## WHAT YOU SHOULD DO
Within the records that follow, restate exactly the lines from the line with "What React, TypeScript" down to the line with "Chart.register(...registerables);", including both. Omit the pictures.

## DATASET EXCERPTS

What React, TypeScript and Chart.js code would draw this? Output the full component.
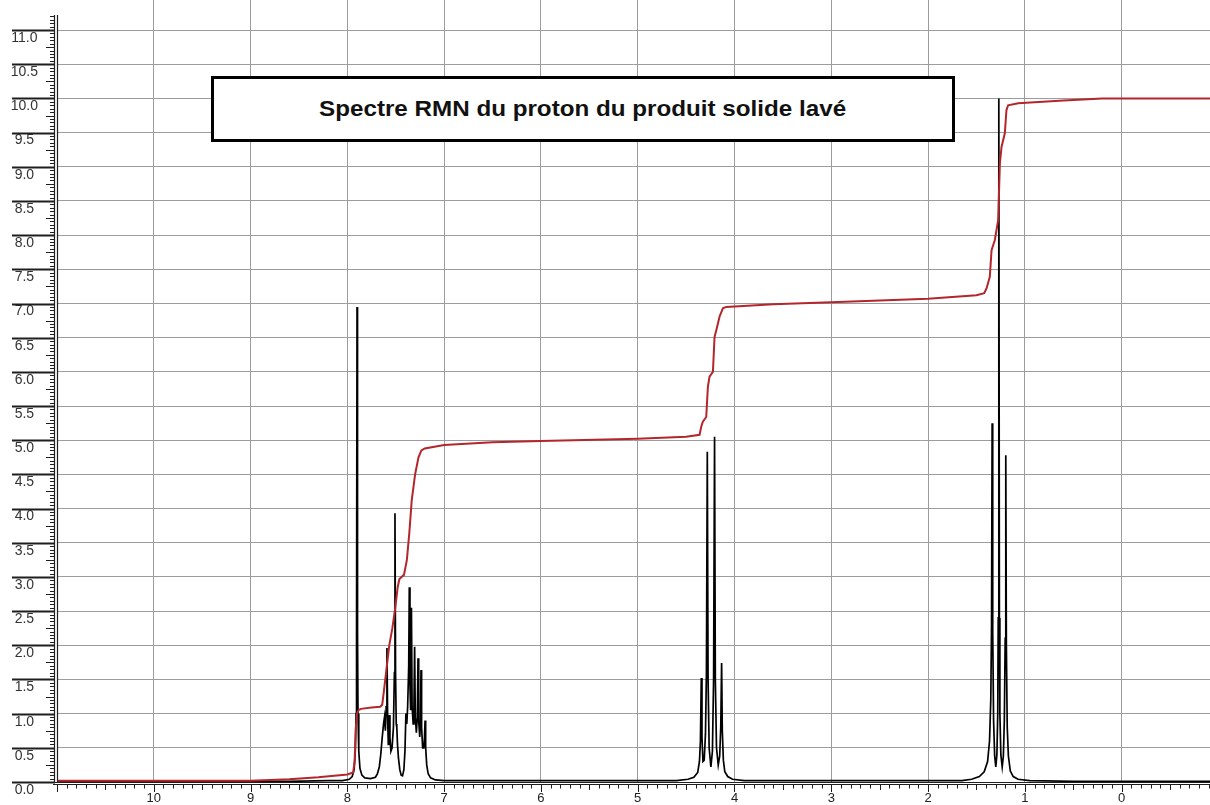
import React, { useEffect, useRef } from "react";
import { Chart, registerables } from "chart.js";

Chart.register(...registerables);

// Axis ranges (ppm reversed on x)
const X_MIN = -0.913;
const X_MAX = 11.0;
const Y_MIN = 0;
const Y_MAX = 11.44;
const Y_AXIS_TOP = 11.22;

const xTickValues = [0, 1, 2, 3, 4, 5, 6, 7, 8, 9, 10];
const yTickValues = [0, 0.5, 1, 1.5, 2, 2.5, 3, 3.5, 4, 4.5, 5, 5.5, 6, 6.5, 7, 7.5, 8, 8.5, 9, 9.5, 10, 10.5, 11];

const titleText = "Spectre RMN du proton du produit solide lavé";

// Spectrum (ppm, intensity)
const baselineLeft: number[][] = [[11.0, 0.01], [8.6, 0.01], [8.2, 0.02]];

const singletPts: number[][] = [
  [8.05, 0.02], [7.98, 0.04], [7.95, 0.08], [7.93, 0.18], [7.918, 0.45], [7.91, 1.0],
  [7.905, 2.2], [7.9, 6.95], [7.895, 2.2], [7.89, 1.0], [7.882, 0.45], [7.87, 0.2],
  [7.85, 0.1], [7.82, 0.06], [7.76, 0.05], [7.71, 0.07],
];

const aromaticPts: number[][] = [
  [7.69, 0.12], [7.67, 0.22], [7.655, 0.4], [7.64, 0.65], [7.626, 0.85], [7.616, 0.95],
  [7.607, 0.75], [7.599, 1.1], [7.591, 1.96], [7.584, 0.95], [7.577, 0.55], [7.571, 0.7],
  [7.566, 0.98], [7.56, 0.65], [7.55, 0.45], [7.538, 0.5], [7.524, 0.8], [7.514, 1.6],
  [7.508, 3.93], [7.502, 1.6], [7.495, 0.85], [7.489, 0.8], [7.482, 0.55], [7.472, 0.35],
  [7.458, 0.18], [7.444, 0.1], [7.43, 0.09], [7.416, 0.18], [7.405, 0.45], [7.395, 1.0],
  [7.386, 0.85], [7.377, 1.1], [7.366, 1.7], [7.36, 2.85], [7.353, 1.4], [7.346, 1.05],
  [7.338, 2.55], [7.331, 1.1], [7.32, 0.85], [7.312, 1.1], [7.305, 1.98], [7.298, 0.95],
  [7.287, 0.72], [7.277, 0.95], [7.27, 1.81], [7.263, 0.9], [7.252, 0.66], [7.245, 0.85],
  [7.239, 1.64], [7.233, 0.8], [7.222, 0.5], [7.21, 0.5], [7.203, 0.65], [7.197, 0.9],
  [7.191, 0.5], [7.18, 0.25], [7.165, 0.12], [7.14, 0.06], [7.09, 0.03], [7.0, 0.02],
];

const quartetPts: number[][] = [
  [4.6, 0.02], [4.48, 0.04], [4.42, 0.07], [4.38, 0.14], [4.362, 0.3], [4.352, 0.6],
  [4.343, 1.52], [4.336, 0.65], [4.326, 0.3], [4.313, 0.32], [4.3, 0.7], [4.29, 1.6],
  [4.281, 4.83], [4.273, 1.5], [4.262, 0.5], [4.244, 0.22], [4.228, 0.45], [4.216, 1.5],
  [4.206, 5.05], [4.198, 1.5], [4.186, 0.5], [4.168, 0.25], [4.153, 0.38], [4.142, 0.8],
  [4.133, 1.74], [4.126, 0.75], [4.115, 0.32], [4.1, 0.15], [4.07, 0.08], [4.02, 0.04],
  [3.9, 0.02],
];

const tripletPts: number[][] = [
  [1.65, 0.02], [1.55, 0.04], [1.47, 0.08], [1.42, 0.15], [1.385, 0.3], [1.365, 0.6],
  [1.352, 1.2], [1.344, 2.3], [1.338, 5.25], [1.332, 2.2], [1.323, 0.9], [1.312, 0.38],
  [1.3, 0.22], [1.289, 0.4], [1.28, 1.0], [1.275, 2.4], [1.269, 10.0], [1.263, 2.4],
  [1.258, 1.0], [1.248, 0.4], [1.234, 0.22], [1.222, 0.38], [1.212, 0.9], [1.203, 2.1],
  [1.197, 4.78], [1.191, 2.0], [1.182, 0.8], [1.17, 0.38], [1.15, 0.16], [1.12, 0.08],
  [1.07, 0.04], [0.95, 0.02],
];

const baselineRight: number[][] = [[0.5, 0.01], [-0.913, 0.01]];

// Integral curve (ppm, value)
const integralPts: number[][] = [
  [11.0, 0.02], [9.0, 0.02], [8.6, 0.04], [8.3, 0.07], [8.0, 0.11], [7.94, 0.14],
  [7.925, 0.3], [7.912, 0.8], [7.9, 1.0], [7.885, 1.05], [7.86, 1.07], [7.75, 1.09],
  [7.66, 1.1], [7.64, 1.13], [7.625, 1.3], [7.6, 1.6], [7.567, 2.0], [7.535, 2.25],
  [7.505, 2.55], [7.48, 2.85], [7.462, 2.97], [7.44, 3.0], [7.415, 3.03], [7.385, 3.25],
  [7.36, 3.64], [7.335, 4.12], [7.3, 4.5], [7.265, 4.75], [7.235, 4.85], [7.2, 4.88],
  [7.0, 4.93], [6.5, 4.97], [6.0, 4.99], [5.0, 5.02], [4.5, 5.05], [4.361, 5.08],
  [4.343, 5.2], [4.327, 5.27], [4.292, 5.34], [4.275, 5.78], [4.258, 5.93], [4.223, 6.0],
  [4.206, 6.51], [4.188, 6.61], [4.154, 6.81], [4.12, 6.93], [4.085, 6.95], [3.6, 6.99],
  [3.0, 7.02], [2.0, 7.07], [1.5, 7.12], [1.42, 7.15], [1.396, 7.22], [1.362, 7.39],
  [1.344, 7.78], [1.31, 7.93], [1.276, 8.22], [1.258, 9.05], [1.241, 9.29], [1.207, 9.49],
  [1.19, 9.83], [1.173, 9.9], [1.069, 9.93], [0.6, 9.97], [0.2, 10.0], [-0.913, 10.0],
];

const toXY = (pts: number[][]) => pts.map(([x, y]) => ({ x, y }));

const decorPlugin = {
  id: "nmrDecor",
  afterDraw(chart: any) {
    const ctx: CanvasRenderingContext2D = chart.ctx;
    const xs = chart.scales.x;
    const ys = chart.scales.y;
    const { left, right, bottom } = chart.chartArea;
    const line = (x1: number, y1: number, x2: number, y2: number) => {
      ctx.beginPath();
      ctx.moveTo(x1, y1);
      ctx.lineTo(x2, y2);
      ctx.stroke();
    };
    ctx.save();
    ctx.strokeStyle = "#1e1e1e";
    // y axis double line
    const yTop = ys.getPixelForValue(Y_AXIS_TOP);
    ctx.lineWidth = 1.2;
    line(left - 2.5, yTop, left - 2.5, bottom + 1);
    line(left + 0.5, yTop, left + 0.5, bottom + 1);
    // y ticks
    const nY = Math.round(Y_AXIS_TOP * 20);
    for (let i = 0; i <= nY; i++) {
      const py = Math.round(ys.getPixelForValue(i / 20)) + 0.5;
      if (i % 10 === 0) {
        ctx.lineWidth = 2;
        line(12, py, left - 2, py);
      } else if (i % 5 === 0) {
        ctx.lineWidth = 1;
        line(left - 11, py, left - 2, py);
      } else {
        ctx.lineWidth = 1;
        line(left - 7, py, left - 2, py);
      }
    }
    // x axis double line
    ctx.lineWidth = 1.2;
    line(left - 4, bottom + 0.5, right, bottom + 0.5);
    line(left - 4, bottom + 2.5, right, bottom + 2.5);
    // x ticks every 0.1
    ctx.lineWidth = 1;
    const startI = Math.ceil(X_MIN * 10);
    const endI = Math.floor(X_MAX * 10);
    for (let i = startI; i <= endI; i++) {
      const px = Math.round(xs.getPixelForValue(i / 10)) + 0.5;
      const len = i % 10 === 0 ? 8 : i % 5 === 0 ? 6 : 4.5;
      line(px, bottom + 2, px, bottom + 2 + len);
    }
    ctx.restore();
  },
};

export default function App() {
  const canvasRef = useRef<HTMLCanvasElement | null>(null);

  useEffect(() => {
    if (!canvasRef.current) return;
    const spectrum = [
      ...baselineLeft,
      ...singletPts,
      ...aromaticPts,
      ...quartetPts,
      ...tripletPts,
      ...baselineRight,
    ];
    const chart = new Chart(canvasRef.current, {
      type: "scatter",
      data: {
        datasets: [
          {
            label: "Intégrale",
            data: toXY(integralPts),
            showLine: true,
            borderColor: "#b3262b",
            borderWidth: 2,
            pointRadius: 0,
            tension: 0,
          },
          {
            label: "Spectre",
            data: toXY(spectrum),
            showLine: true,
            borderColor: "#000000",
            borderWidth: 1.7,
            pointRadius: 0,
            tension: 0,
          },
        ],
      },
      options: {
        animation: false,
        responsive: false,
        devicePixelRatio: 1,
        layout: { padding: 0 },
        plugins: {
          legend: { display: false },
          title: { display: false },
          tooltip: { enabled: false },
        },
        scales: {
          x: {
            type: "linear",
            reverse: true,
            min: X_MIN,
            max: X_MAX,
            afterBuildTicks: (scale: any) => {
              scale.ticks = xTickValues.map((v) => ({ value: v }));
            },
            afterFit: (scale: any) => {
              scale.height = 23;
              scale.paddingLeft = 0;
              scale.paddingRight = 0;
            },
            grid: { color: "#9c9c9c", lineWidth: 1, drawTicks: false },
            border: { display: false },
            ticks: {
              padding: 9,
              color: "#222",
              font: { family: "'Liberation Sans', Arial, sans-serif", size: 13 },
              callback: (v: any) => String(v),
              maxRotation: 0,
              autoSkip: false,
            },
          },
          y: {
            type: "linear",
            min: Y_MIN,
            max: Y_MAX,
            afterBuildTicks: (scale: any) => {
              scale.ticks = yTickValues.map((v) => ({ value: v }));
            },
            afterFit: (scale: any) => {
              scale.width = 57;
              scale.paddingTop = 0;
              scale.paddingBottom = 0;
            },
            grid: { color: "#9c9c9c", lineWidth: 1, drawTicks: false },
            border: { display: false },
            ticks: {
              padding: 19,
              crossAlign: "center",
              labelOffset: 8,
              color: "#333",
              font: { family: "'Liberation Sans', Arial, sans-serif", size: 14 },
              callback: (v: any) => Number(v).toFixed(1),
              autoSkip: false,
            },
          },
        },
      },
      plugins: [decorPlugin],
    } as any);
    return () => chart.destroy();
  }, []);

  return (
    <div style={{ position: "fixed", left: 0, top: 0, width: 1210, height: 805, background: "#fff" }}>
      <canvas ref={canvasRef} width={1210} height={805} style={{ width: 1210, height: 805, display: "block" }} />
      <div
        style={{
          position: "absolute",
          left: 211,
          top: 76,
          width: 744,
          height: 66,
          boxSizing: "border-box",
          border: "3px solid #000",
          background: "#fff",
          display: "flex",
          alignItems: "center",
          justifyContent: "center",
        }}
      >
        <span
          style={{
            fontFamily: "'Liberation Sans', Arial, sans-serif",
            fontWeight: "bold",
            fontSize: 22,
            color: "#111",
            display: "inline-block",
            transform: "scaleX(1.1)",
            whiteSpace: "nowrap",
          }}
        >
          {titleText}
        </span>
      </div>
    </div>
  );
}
...
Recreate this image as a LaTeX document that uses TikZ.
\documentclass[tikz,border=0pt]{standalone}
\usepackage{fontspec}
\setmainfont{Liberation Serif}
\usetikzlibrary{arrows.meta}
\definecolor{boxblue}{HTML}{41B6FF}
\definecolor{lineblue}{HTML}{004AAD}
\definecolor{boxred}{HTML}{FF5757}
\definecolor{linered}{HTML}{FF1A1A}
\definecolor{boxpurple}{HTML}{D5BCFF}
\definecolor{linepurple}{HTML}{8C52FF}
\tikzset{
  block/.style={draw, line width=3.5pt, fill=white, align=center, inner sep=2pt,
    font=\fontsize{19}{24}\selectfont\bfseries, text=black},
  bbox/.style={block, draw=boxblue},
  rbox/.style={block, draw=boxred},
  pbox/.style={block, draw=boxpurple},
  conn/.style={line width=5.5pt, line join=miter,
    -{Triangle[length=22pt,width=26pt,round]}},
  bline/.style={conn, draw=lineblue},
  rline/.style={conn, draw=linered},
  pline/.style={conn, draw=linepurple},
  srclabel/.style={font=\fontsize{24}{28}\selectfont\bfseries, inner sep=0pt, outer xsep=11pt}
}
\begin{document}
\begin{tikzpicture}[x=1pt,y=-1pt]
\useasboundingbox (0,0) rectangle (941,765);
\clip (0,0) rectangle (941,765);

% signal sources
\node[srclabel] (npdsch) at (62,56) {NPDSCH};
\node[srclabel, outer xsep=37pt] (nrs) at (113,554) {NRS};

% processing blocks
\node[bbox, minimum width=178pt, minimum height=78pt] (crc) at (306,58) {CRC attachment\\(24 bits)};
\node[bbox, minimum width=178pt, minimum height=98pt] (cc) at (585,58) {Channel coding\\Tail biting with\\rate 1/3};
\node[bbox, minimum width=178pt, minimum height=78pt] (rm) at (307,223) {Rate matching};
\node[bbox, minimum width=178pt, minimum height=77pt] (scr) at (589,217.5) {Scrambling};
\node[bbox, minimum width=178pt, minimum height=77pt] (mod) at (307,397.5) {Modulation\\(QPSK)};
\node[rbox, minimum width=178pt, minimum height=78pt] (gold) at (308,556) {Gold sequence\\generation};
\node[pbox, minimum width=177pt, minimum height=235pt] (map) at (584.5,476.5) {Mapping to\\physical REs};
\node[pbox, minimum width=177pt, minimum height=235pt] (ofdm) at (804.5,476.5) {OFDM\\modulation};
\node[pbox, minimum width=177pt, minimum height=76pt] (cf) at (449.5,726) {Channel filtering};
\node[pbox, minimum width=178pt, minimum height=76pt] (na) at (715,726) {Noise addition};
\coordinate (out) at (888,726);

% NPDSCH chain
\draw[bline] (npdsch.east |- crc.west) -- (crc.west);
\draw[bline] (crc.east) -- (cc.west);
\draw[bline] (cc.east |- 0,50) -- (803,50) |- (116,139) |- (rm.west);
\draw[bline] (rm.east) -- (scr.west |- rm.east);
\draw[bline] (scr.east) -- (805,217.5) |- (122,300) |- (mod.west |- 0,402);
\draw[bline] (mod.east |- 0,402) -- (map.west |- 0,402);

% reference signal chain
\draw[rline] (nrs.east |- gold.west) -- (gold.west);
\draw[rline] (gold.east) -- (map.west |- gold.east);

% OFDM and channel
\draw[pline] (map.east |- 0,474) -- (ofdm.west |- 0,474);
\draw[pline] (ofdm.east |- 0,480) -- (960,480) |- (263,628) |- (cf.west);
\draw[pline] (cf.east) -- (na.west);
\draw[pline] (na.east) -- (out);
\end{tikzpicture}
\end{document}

## EXPECTED ANSWER
What React, TypeScript and Chart.js code would draw this? Output the full component.
import React, { useEffect, useRef } from "react";
import { Chart, registerables } from "chart.js";

Chart.register(...registerables);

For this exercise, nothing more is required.